There are summer nights in Puglia when the sky refuses to dim. My father strings Luminarie-arches of colored light-across the narrow streets of Maglie, and suddenly the town becomes a floating cathedral. I watched those lights as a child, half‑believing they could detach and drift into space. The lesson, whispered by every bulb, was contradiction: beauty can be immense, but your place beneath it must stay small.
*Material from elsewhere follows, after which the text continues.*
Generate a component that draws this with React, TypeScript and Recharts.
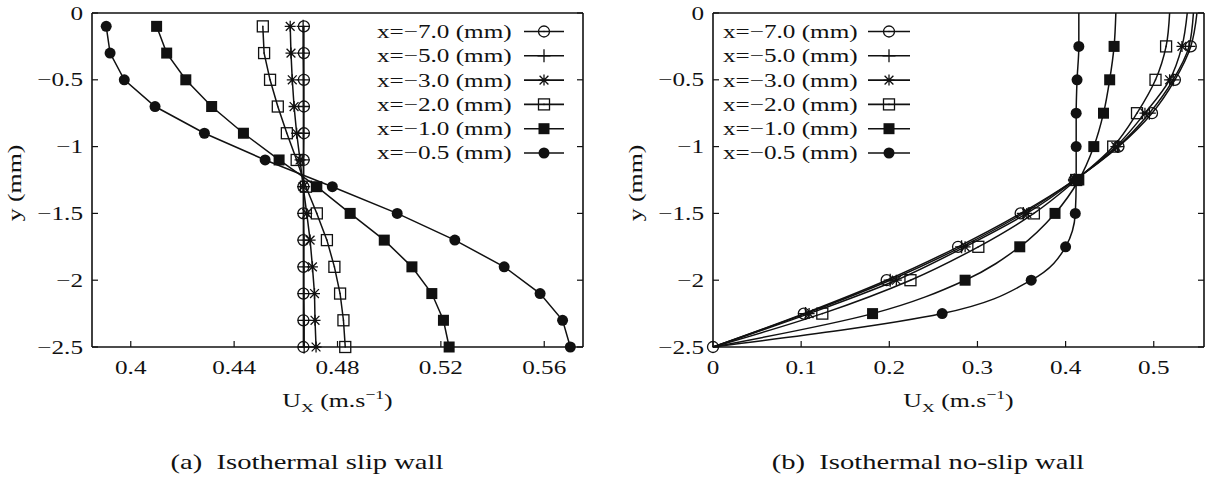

I should have followed the script-help with the family craft, study something sensible, maybe marry the boy next door. Instead, at fifteen I let the breeze off the Adriatic push me toward a boarding gate. London, Hong Kong, San Francisco, New York … I kept moving the way the EuroStar goes to its next destination: boldly, without questions, and too fast to be captured. Always collecting fragments of other worlds. In tech I built global systems, algorithms that predicted demand, warehouses that breathed like machines. Impressive, yes; but it felt like conducting an orchestra with the sound turned off.


Music saved me from total silence. On weekends I slipped into DJ booths-plush rooftops, concrete basements, a festival in the desert-guiding strangers with bass lines instead of KPIs. I noticed how one well‑placed drop could tilt an entire crowd’s mood. Frequency, I learned, is more powerful than rhetoric.


Then a consultancy project sent me interviewing powerful women, and it shocked me learning: “I never know what jewelry to wear - I’ll get it wrong.” That disconnect-brilliant minds dimming themselves over a pair of earrings, tripped a fuse. One night, I opened a sketchbook meant for supply‑chain diagrams and to-do lists and drew instead a suspended arc: part luminarie arch, part treble clef. I mailed the first prototypes to those same women. “Wearing this, I enter the room already heard.”


At that moment, the map redrew itself. The lights of my childhood, the flight paths of my twenties, the sound waves of every DJ set…they weren’t detours, but coordinates converging on a single, unlikely point: jewelry.


So AliMa became my way of bottling resonance into metal. Not adornment-amplification. Pieces that float against convention the way luminarie float against the night: bold, unapologetic, impossible to ignore.


People ask why I left tech, why not run my father’s company, why jewelry of all things. Because surprise is its own language. Because the fastest way to rewrite expectations is to slip something luminous onto a finger or an ear and let it speak before you do.

Because every time someone says, “I didn’t see that coming” , another ceiling turns to sky.